We'll cover the following...
- Design for failure, and nothing will fail
- Questions that you need to ask yourself
- Questions that you need to ask
- Tactics for implementing the above best practice:
- Decouple your components
- Questions you need to ask:
- Implement elasticity
- To automate the deployment process:
- Benefits of bootstrapping your instances:
- AWS-specific tactics to automate your infrastructure
- Think parallel
- Tactics for parallelization:
- Tactics for implementing this best practice:
In this section, you will learn about designing the best practices that will help you build an application in the cloud.
Design for failure, and nothing will fail
Best practice: when designing cloud architectures, assume components will fail. Always design, implement, and deploy systems with automated failure recovery.
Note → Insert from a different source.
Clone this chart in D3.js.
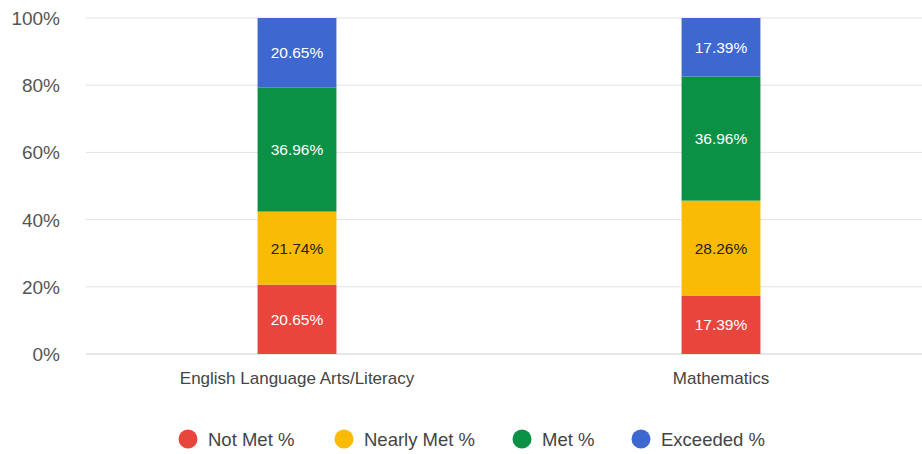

In particular, assume that your hardware will fail. Assume that outages will occur. Assume that some disaster will strike your application. Assume you will be slammed with more requests per second than expected at some point.
If you realize that things will fail over time and incorporate that thinking into your architecture, build mechanisms to handle failure before disaster strikes, and adopt a scalable infrastructure, you will end up creating a fault-tolerant architecture optimized for the cloud.
Questions that you need to ask yourself
What happens if a node in your system fails? How do you recognize that failure? How do I replace that node? What kind of scenarios do I have to plan for? What are my single points of failure? If a load balancer is sitting in front of an array of application servers, what if that load balancer fails? If your architecture has master and secondary nodes, what happens if the master node fails? How does the failover occur, and how is a new secondary instantiated and brought into sync with the master? Just as you design for hardware failure, you also have to design for software failure.
Questions that you need to ask
What happens to my application if the dependent services change their interface? What if downstream service times out or returns an exception? What if the cache keys grow beyond the memory limit of an instance? Build mechanisms to handle that failure. For example, the following strategies can help in the event of failure:
- Have a coherent backup and restore strategy for your data and automate it.
- Build process threads that resume on reboot.
- Allow the state of the system to re-sync by reloading messages from queues.
- Keep pre-configured and pre-optimized virtual images to support on launch/boot.
- Avoid in-memory sessions or stateful user context; move that to data stores. Good cloud architectures should be impervious to reboots and re-launches. You can do this using a combination of Amazon SQS and Amazon SimpleDB; the overall controller architecture is very resilient to the types of failures listed in this section.